Earlier this week, the city opened a new homeless shelter in the Bronx called Marsha’s Place. It’s the first shelter specifically for LGBTQ young adults. And in a city where 40 percent of homeless youth identify as lesbian, gay, bisexual and transgender, the need for customized shelters like Marsha’s Place is high. But some advocates and homeless youth say there are still too many barriers to getting a spot. Hannah Long-Higgins reports.
It’s 5pm – dinner time at the Hetrick-Martin Institute’s drop-in center at Astor Place. Hetrick Martin serves dinner each night to LGBTQ young people aged 16 to 24. The chef, Julio Cruz, rattles off the menu.
CRUZ: Today we are serving white rice, red beans, fried chicken, and fish.
[Ambi fades down…Regular salad, and two servings of vegetables which are sweet peas and Okra.]
A group of teens and young adults are gathering in the hallway outside the cafeteria doors, ready to eat.
HUGHES 1: HELLO! It’s nice to see you!
Anonymous voice: It’s nice to see you too.
HUGHES: Did you have fun?
[Ambi, fade down]
Bridget Hughes greets a young person in the hallway. She’s the director of youth services at Hetrick-Martin. Many of these kids will head back out into the cold after dinner.
HUGHES 1: There’s an epidemic of LGBT youth homelessness, and the main problem in the day to day is that there are not enough beds in places that are safe for our kids.
Hetrick Martin has been involved in a push to create more housing for homeless LGBTQ youth, especially ones who are older than 21. That’s because, in New York City, when you turn 21 you can no longer stay in youth shelters and for a lot of LGBTQ people in their early 20s, the regular homeless shelters are too dangerous.
NETBURN 1: Good afternoon, welcome to Project Renewal’s Marsha’s House.
Earlier this week, the City officially opened its first shelter for LGBTQ youth. Project Renewal’s CEO Mitch Netburn welcomed a group of city officials
NETBURN 2: We are honored to open the first shelter for LGBTQ young adults in NYC.
There’s a big rainbow flag behind the table of speakers, which includes the first lady of New York, Chirlane McCray, who has been an advocate for those struggling with mental illness, an issue that greatly affects this population.
McCRAY: The need for this shelter is a reminder that, although we’ve come a long way on LGBTQI rights, we still have a long way to go
Marsha’s House will eventually hold around 80 people ages 21 to 30, and provide counseling services. It’s the type of place where someone like 21-year-old Skye O’Neal Adrian might have stayed. At 19, he was kicked out by his parents for being gay. He did what a lot of homeless teens have to do–used dating apps to find a place to stay at night.
ADRIAN: I had to be subjected to sex to be able to like, stay there, and that was like a whole other problem.
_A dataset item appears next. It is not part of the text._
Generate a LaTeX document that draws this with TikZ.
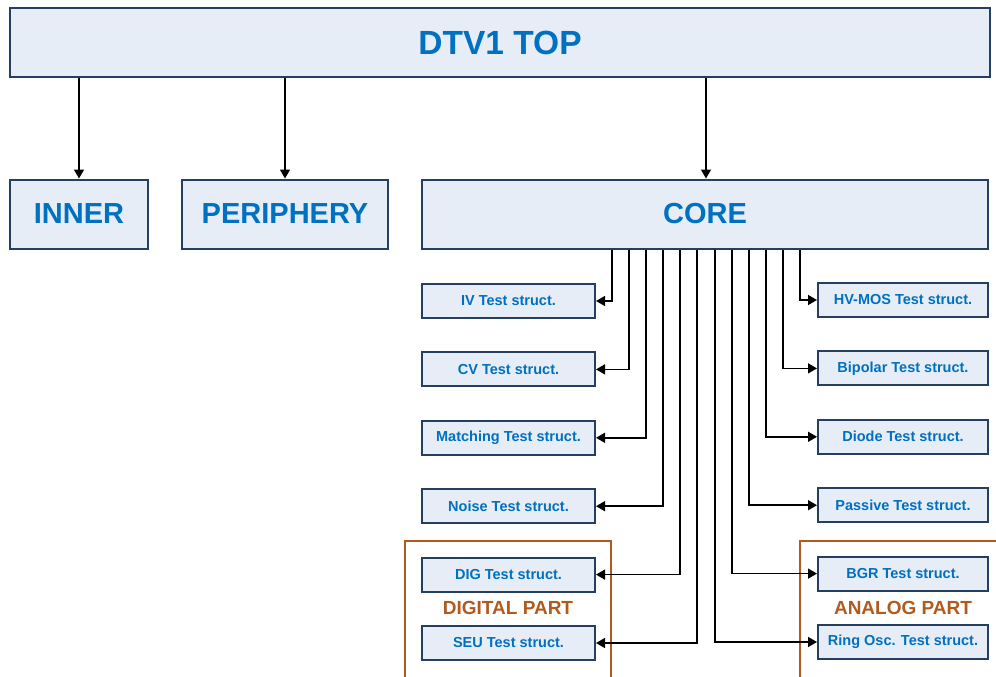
\documentclass[tikz,border=0pt]{standalone}
\usepackage{fontspec}
\setmainfont{Liberation Sans}
\usetikzlibrary{positioning,arrows.meta}
\definecolor{boxfill}{HTML}{E6EDF7}
\definecolor{boxline}{HTML}{243F60}
\definecolor{boxtext}{HTML}{0070C0}
\definecolor{partline}{HTML}{B05A1E}

\tikzset{
  block/.style={draw=boxline,fill=boxfill,line width=2pt,text=boxtext,inner sep=0pt},
  bigblock/.style={block,minimum height=69pt,font=\fontsize{29}{30}\selectfont\bfseries},
  testblock/.style={block,minimum height=34pt,font=\fontsize{14.5}{16}\selectfont\bfseries},
  part/.style={draw=partline,line width=1.5pt},
  partlabel/.style={text=partline,font=\fontsize{19}{20}\selectfont\bfseries},
}

\begin{document}
\begin{tikzpicture}[x=1pt,y=1pt,>={Triangle[length=9pt,width=10pt]},line width=1.5pt,node distance=68.4pt,on grid]
   \useasboundingbox (0,0) rectangle (996,-677);
   % digital / analog frames
   \draw[part] (405,-680) |- (611,-541) -- (611,-680);
   \draw[part] (800,-680) |- (1000,-541);
   \node[partlabel] (digital) at (508,-608) {DIGITAL PART};
   \node[partlabel] (analog) at (903,-608) {ANALOG PART};

   \node[bigblock,minimum width=980pt,font=\fontsize{33.5}{35}\selectfont\bfseries] (top) at (500,-42.5) {DTV1 TOP};
   \node[bigblock,minimum width=138pt] (inner) at (79,-214) {INNER};
   \node[bigblock,minimum width=206pt] (periphery) at (285,-214) {PERIPHERY};
   \node[bigblock,minimum width=566pt] (core) at (705,-214) {CORE};

   \node[testblock,minimum width=173pt] (iv) at (508.5,-301) {IV Test struct.};
   \node[testblock,minimum width=173pt] (cv) [below=of iv] {CV Test struct.};
   \node[testblock,minimum width=173pt] (matching) [below=of cv] {Matching Test struct.};
   \node[testblock,minimum width=173pt] (noise) [below=of matching] {Noise Test struct.};
   \node[testblock,minimum width=173pt] (dig) [below=of noise] {DIG Test struct.};
   \node[testblock,minimum width=173pt] (seu) [below=of dig] {SEU Test struct.};

   \node[testblock,minimum width=170pt] (hvmos) at (903,-300) {HV-MOS Test struct.};
   \node[testblock,minimum width=170pt] (bipolar) [below=of hvmos] {Bipolar Test struct.};
   \node[testblock,minimum width=170pt] (diode) [below=of bipolar] {Diode Test struct.};
   \node[testblock,minimum width=170pt] (passive) [below=of diode] {Passive Test struct.};
   \node[testblock,minimum width=170pt] (bgr) [below=of passive] {BGR Test struct.};
   \node[testblock,minimum width=170pt] (ringosc) [below=of bgr] {Ring Osc. Test struct.};

   \draw[->] (top.south -| inner.north) -- (inner.north);
   \draw[->] (top.south -| periphery.north) -- (periphery.north);
   \draw[->] ([xshift=1pt]top.south -| core.north) -- ([xshift=1pt]core.north);

   \foreach \blk/\dx in {iv/-93,cv/-76,matching/-59,noise/-42,dig/-25,seu/-8,
                         ringosc/10,bgr/27,passive/44,diode/61,bipolar/78,hvmos/95}
      \draw[->] ([xshift=\dx pt]core.south) |- (\blk);
\end{tikzpicture}
\end{document}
He’s in transitional housing now, and he’s glad the city sees the need for more LGBT -specific housing, but says there’s a huge hurdle. You have to stay in an adult DHS shelter for 21 days before you have a shot at getting a bed in Marsha’s Place. And for Adrian and his friends, the adult shelters are terrifying and not places that 21-24 year old LGBT youth want to enter in the first place.
ADRIAN: On top of the discrimination and the persecution you face being who you are, and being homeless, you have to do that for an additional 21 days for you to access a safe space.
Carl Siciliano is the Executive Director of the Ali Forney Center, another organization that serves LGBTQ homeless youth. He says he’s seen a 20% increase in the number of homeless LGBT youth showing up at the Ali Forney Center in the last year.
SICILIANO: We’re sitting here in this harsh new political climate with more and more and more kids coming to us, we just really need the city to recognize that there’s this hole in the service system for homeless youth that is disproportionately hurting and harming LGBT youth and they need to plug it up, they need to fix this, and they need to do it now.
The city plans to open as many as 90 homeless shelters under a new plan the mayor announced this month. Advocates for LGBT youth will continue to encourage the city to raise the age of Runaway Homeless Youth to 24, in hope that some of the shelters will help fill the gap. Hannah Long-Higgins, Columbia Radio News.